Bandwidth Comparison
| Approach | Initial Sync | Per Block (ongoing) | Privacy |
|---|---|---|---|
| Full node | ~550 GB | ~1.5 MB | Perfect |
| BIP-37 (Bloom) | ~matched only | ~matched only | None |
| BIP-157/158 | ~15 GB filters | ~20 KB + matched blocks | Good |
| Headers only | ~60 MB | 80 bytes | Requires trust |
Client Implementation
Algorithm 19.3 (Light Client Wallet Sync)
function SyncWallet(wallet):
// Get current block height
tip = GetBestBlockHeader()
// Get filter headers from multiple peers
filter_headers = {}
for peer in peers:
fh = peer.getcfheaders(wallet.last_synced, tip)
filter_headers[peer] = fh
// Verify consensus on filter headers
if not AllEqual(filter_headers.values()):
// Mismatch detected - query more peers, identify liar
HandleFilterMismatch(filter_headers)
return
// Download and process filters
for height in range(wallet.last_synced + 1, tip.height + 1):
filter = GetFilter(height)
// Verify filter matches header
assert SHA256d(filter) == filter_headers[height]
// Test wallet addresses against filter
if MatchFilter(filter, wallet.scriptPubKeys):
// Potential match - download full block
block = GetBlock(height)
// Extract relevant transactions
for tx in block.transactions:
if IsRelevant(tx, wallet):
wallet.ProcessTransaction(tx)
wallet.last_synced = tip.height
19.7 Neutrino: A Reference Implementation
Neutrino is the reference light client implementation of BIP-157/158, originally developed for lnd (Lightning Network Daemon).
Key Features
- Header-first sync: Downloads block headers before filters
- Multi-peer querying: Verifies filters across multiple peers
- Parallel downloads: Fetches filters and blocks concurrently
- Persistence: Caches filter headers and recent filters
Integration with Lightning
Neutrino enables Lightning Network nodes to operate without a full Bitcoin node, trading some security for reduced resource requirements:
- Monitors funding transaction confirmations
- Detects channel breach attempts
- Watches for HTLC timeouts
- All without revealing which channels belong to the user
Exercises
Exercise 19.1
Implement Golomb-Rice encoding and decoding.

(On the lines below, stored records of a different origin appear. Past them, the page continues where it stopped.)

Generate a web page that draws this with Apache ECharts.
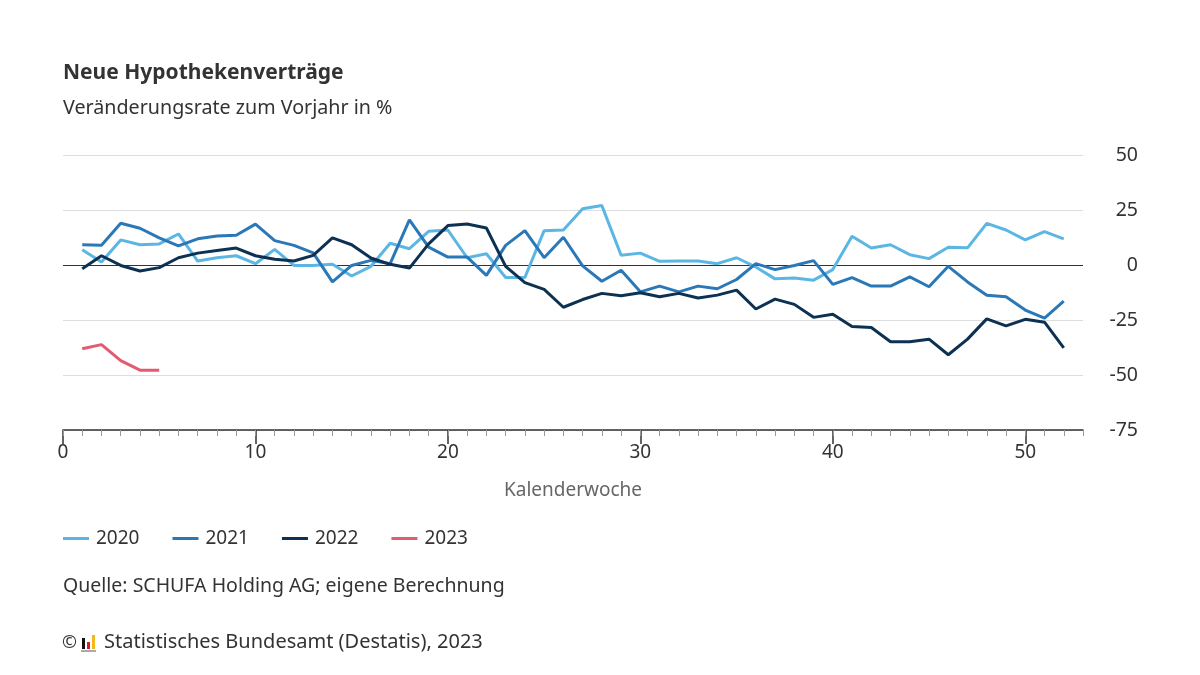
<!DOCTYPE html>
<html>
<head>
<meta charset="utf-8">
<script src="https://cdn.jsdelivr.net/npm/echarts@6/dist/echarts.min.js"></script>
<style>
html,body{margin:0;padding:0;background:#fff;}
#chart{width:1200px;height:675px;}
</style>
</head>
<body>
<div id="chart"></div>
<script>
const weeks = Array.from({length: 54}, (_, i) => String(i));
const seriesNames = ['2020', '2021', '2022', '2023'];
const v2020 = [6.9, 1.4, 11.4, 9.2, 9.6, 14.1, 1.8, 3.3, 4.2, 0.6, 7.1, -0.2, -0.2, 0.3, -5, -0.6, 9.9, 7.4, 15.3, 15.9, 3.3, 5.1, -5.7, -5.7, 15.6, 15.9, 25.6, 27, 4.4, 5.4, 1.7, 1.8, 1.8, 0.6, 3.3, -0.9, -6.3, -5.9, -6.9, -2.1, 13.1, 7.7, 9.2, 4.7, 2.9, 8.1, 7.8, 18.9, 15.9, 11.4, 15.2, 11.9];
const v2021 = [9.2, 9.0, 19, 16.7, 12.3, 8.7, 11.9, 13.2, 13.5, 18.6, 11.1, 8.9, 5.5, -7.7, -0.2, 2.1, 0.6, 20.5, 8.1, 3.6, 3.6, -4.7, 8.9, 15.6, 3.3, 12.6, -0.4, -7.4, -2.4, -12.2, -9.6, -12.2, -9.6, -10.8, -6.6, 0.6, -2.1, -0.2, 2.0, -8.8, -5.7, -9.6, -9.6, -5.4, -9.9, -0.6, -7.7, -13.7, -14.4, -20.5, -24.2, -16.4];
const v2022 = [-1.7, 4.2, -0.2, -2.7, -1.2, 3.3, 5.4, 6.6, 7.7, 4.2, 2.6, 1.8, 4.4, 12.3, 9.2, 3.2, 0.3, -1.4, 9.6, 17.9, 18.6, 16.8, -0.6, -8, -11.1, -19.2, -15.7, -12.9, -14, -12.6, -14.4, -12.9, -15, -13.7, -11.4, -20, -15.5, -17.9, -23.8, -22.4, -28, -28.4, -34.9, -34.9, -33.7, -40.8, -33.7, -24.5, -27.7, -24.7, -26, -37.7];
const v2023 = [-38.1, -36.2, -43.5, -47.8, -47.8];
const yTicks = [-75, -50, -25, 0, 25, 50];
const colors = ['#5cb6e4', '#2a78b8', '#0d3152', '#e35a73'];

const FONT = "'Noto Sans', 'Open Sans', sans-serif";
const toPairs = arr => arr.map((v, i) => [i + 1, v]);
const allValues = [v2020, v2021, v2022, v2023];

const chart = echarts.init(document.getElementById('chart'), null, {renderer: 'canvas'});
const option = {
  animation: false,
  backgroundColor: '#fff',
  textStyle: {fontFamily: FONT},
  color: colors,
  grid: {left: 63, right: 117, top: 155, bottom: 245, containLabel: false},
  legend: {
    left: 63, top: 529, padding: 0,
    icon: 'rect', itemWidth: 26, itemHeight: 3, itemGap: 33,
    textStyle: {fontSize: 19, color: '#333', fontFamily: FONT, padding: [0, 0, 0, 2]},
    data: seriesNames
  },
  xAxis: [
    {
      type: 'category', data: weeks, boundaryGap: false,
      axisLine: {show: true, onZero: false, lineStyle: {color: '#333', width: 1.5}},
      axisTick: {show: true, length: 14, interval: (i) => i % 10 === 0, lineStyle: {color: '#333', width: 1.5}},
      axisLabel: {show: true, interval: (i) => i % 10 === 0, fontSize: 19, color: '#333', margin: 13, fontFamily: FONT},
      splitLine: {show: false},
      name: 'Kalenderwoche', nameLocation: 'middle', nameGap: 51,
      nameTextStyle: {fontSize: 19, color: '#666', fontFamily: FONT}
    },
    {
      type: 'category', data: weeks, boundaryGap: false, position: 'bottom',
      axisLine: {show: false, onZero: false},
      axisTick: {show: true, length: 6, interval: 0, lineStyle: {color: '#999', width: 1}},
      axisLabel: {show: false},
      splitLine: {show: false}
    }
  ],
  yAxis: {
    type: 'value', position: 'right', min: yTicks[0], max: yTicks[yTicks.length - 1], interval: 25,
    axisLine: {show: false}, axisTick: {show: false},
    axisLabel: {align: 'right', margin: 55, fontSize: 19.5, color: '#333', fontFamily: FONT},
    splitLine: {show: true, lineStyle: {color: yTicks.map(t => t === 0 ? '#333' : '#dddddd'), width: 1}}
  },
  series: seriesNames.map((name, k) => ({
    name, type: 'line', xAxisIndex: 0, data: toPairs(allValues[k]),
    symbol: 'none', lineStyle: {width: 3, color: colors[k]}, itemStyle: {color: colors[k]},
    z: 2 + k
  })),
  graphic: [
    {type: 'text', left: 63, top: 63, style: {text: 'Neue Hypothekenverträge', font: "bold 21px " + FONT, fill: '#333'}},
    {type: 'text', left: 63, top: 98, style: {text: 'Veränderungsrate zum Vorjahr in %', font: "19.7px " + FONT, fill: '#333'}},
    {type: 'text', left: 63, top: 576, style: {text: 'Quelle: SCHUFA Holding AG; eigene Berechnung', font: "19.5px " + FONT, fill: '#333'}},
    {type: 'text', left: 62, top: 634, style: {text: '©', font: "18px " + FONT, fill: '#333'}},
    {type: 'rect', shape: {x: 82, y: 638, width: 3, height: 11}, style: {fill: '#111'}},
    {type: 'rect', shape: {x: 87, y: 642, width: 3, height: 7}, style: {fill: '#d0202e'}},
    {type: 'rect', shape: {x: 92, y: 635, width: 3, height: 14}, style: {fill: '#f2b81e'}},
    {type: 'rect', shape: {x: 81, y: 650, width: 15, height: 2}, style: {fill: '#aaa'}},
    {type: 'text', left: 104, top: 632, style: {text: 'Statistisches Bundesamt (Destatis), 2023', font: "20px " + FONT, fill: '#333'}}
  ]
};
chart.setOption(option);
</script>
</body>
</html>
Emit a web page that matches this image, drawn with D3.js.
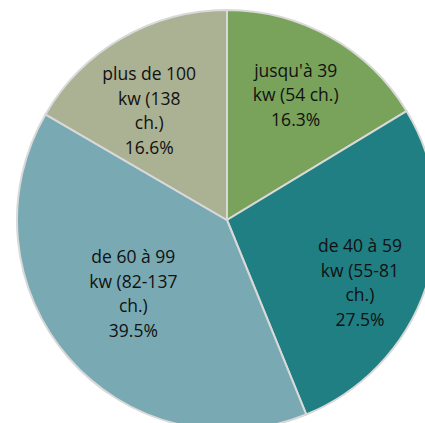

Verify that decoding the encoding of a sequence returns the original sequence.
Exercise 19.2
Calculate the expected filter size for a block with 3000 transactions, averaging 2 inputs and 2 outputs each (with 10% address reuse).
Exercise 19.3
Prove that if a client queries k independent peers for filter headers and at least one is honest, any filter manipulation will be detected with probability 1 - (1/k).
Exercise 19.4
A wallet tracks 200 addresses. Over 1000 blocks, how many false positive block downloads should be expected? What is the bandwidth overhead compared to perfect filtering?
Exercise 19.5
Design an attack where a malicious node provides valid filters but selectively delays filter delivery to infer client interests. How might a client defend against this?
Exercise 19.6
Compare the total bandwidth for initial blockchain sync using: (a) full node, (b) BIP-157/158 with 100 addresses, (c) BIP-37 with 0.001 false positive rate. Assume 800,000 blocks with average 2000 txs each.
Chapter Summary
- BIP-157/158 inverts the BIP-37 model: servers pre-compute and publish deterministic filters; clients download and test locally.
- This architectural change eliminates the privacy leaks inherent in revealing your filter to the server.

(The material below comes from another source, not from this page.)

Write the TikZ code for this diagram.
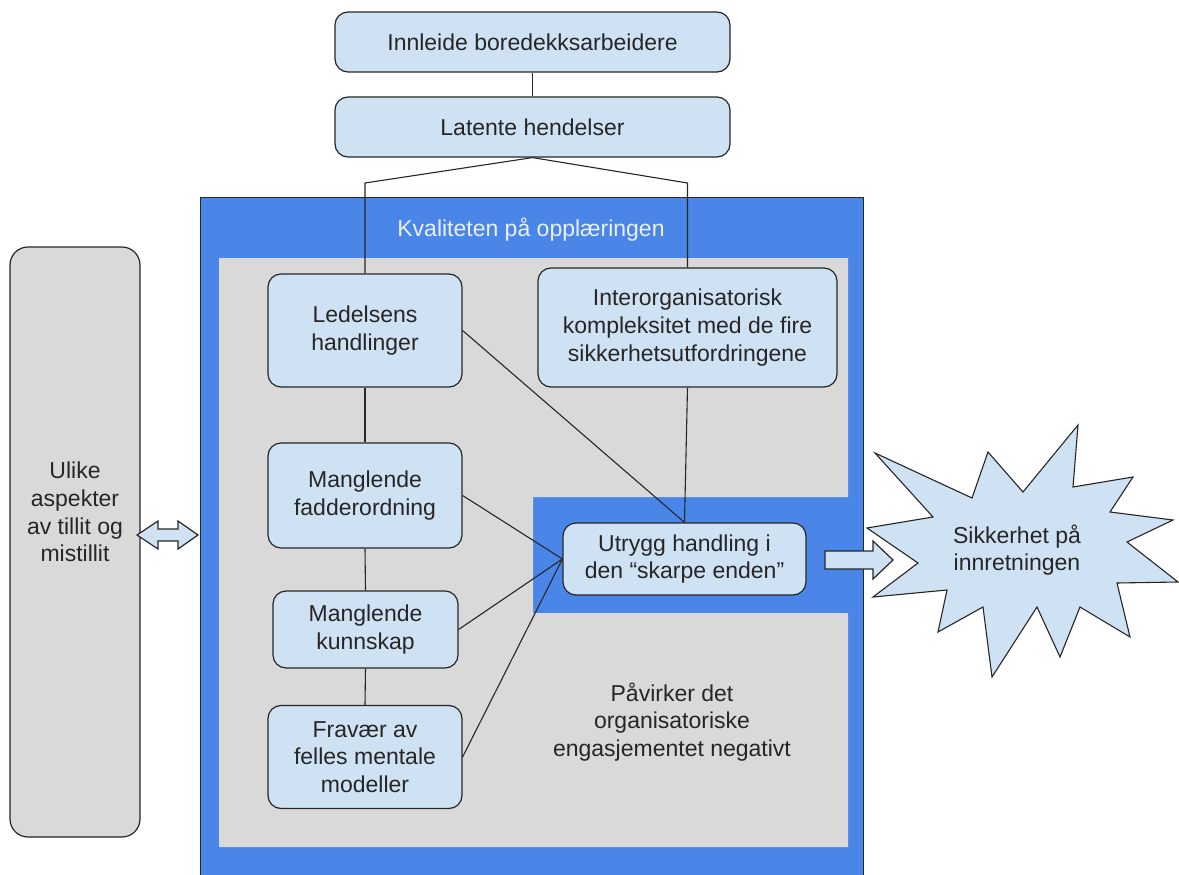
\documentclass[tikz,border=0pt]{standalone}
\usepackage{fontspec}
\setmainfont{Liberation Sans}
\definecolor{bandblue}{HTML}{4A86E8}
\definecolor{paleblue}{HTML}{CFE2F3}
\definecolor{panelgray}{HTML}{D9D9D9}
\definecolor{inkline}{HTML}{262626}
\definecolor{titletext}{HTML}{EAF0FC}
\tikzset{
  boxnode/.style={draw=inkline, line width=1.2pt, fill=paleblue, rounded corners=13pt,
    inner sep=0pt, align=center, text=inkline,
    font=\fontsize{23}{27.6}\selectfont},
  link/.style={draw=inkline, line width=1.1pt},
  plaintext/.style={inner sep=0pt, align=center, text=inkline,
    font=\fontsize{23}{27.6}\selectfont},
  fatarrow/.style={draw=inkline, line width=1.2pt, fill=paleblue, line join=miter}
}
\begin{document}
\begin{tikzpicture}[x=1pt,y=-1pt]
\useasboundingbox (0,0) rectangle (1179,875);
\fill[white] (0,0) rectangle (1179,875);

% outer training-quality frame and its grey panel with a notch on the right
\draw[fill=bandblue, draw=inkline, line width=1pt] (200,197) rectangle (863,880);
\fill[panelgray] (219,258) -- (848,258) -- (848,497) -- (533,497) -- (533,613)
  -- (848,613) -- (848,847) -- (219,847) -- cycle;
\node[plaintext, text=titletext] (kval) at (531,230) {Kvaliteten på opplæringen};

% top chain
\node[boxnode, minimum width=395pt, minimum height=60pt] (innl) at (532.5,42) {Innleide boredekksarbeidere};
\node[boxnode, minimum width=395pt, minimum height=60pt] (lat) at (532.5,127) {Latente hendelser};

% left column of factors
\node[boxnode, minimum width=194pt, minimum height=113pt] (led) at (365,330.5) {Ledelsens\\handlinger};
\node[boxnode, minimum width=194pt, minimum height=105pt] (fad) at (365,495.5) {Manglende\\fadderordning};
\node[boxnode, minimum width=185pt, minimum height=77pt] (kun) at (365.5,629.5) {Manglende\\kunnskap};
\node[boxnode, minimum width=194pt, minimum height=103pt] (fra) at (365,757) {Fravær av\\felles mentale\\modeller};

% right side
\node[boxnode, minimum width=299pt, minimum height=119pt] (inter) at (687.5,327.5) {Interorganisatorisk\\kompleksitet med de fire\\sikkerhetsutfordringene};
\node[boxnode, minimum width=243pt, minimum height=72pt] (utr) at (684.5,559) {Utrygg handling i\\den “skarpe enden”};
\node[plaintext] (pav) at (672,722) {Påvirker det\\organisatoriske\\engasjementet negativt};

% trust panel on the far left
\node[draw=inkline, line width=1.2pt, fill=panelgray, rounded corners=18pt,
  minimum width=130pt, minimum height=590pt, inner sep=0pt] (tillit) at (75,542) {};
\node[plaintext] (tillittxt) at (75,512) {Ulike\\aspekter\\av tillit og\\mistillit};

% connectors
\draw[link] (innl.south) -- (lat.north);
\draw[link] (lat.south) -- (led.north |- 0,183) -- (led.north);
\draw[link] (lat.south) -- (inter.north |- 0,183) -- (inter.north);
\draw[link] (led.south) -- (fad.north);
\draw[link] (fad.south) -- (kun.north);
\draw[link] (kun.south) -- (fra.north);
\draw[link] (led.east) -- (utr.north);
\draw[link] (inter.south) -- (utr.north);
\draw[link] (fad.east) -- (utr.west);
\draw[link] (kun.east) -- (utr.west);
\draw[link] (fra.east) -- (utr.west);

% safety starburst
\draw[fill=paleblue, draw=inkline, line width=1.1pt, line join=miter]
  (875,453) -- (972,498) -- (988,452) -- (1023,492) -- (1078,425) -- (1073,487)
  -- (1133,477) -- (1110,512) -- (1173,520) -- (1127,542) -- (1178,582)
  -- (1117,583) -- (1130,637) -- (1080,607) -- (1060,657) -- (1037,607)
  -- (992,677) -- (983,607) -- (938,632) -- (947,590) -- (873,597)
  -- (918,563) -- (867,528) -- (933,517) -- cycle;
\node[plaintext] (sikk) at (1017,550) {Sikkerhet på\\innretningen};

% block arrows
\draw[fatarrow] (137,535) -- (158,521) -- (158,529) -- (178,529) -- (178,521)
  -- (198,535) -- (178,549) -- (178,541) -- (158,541) -- (158,549) -- cycle;
\draw[fatarrow] (825,551) -- (873,551) -- (873,541) -- (893,560) -- (873,579)
  -- (873,569) -- (825,569) -- cycle;
\end{tikzpicture}
\end{document}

- Golomb-Rice coding provides near-optimal compression for set membership data, achieving filter sizes of ~1/80th of full block size.
- The false positive rate of 1/784931 per element provides good privacy cover while keeping bandwidth overhead minimal.
- Filter header chains allow verification without downloading all filters, and querying multiple peers detects filter manipulation.
- BIP-157/158 is now the recommended approach for light client implementation, used by Neutrino and other modern wallets.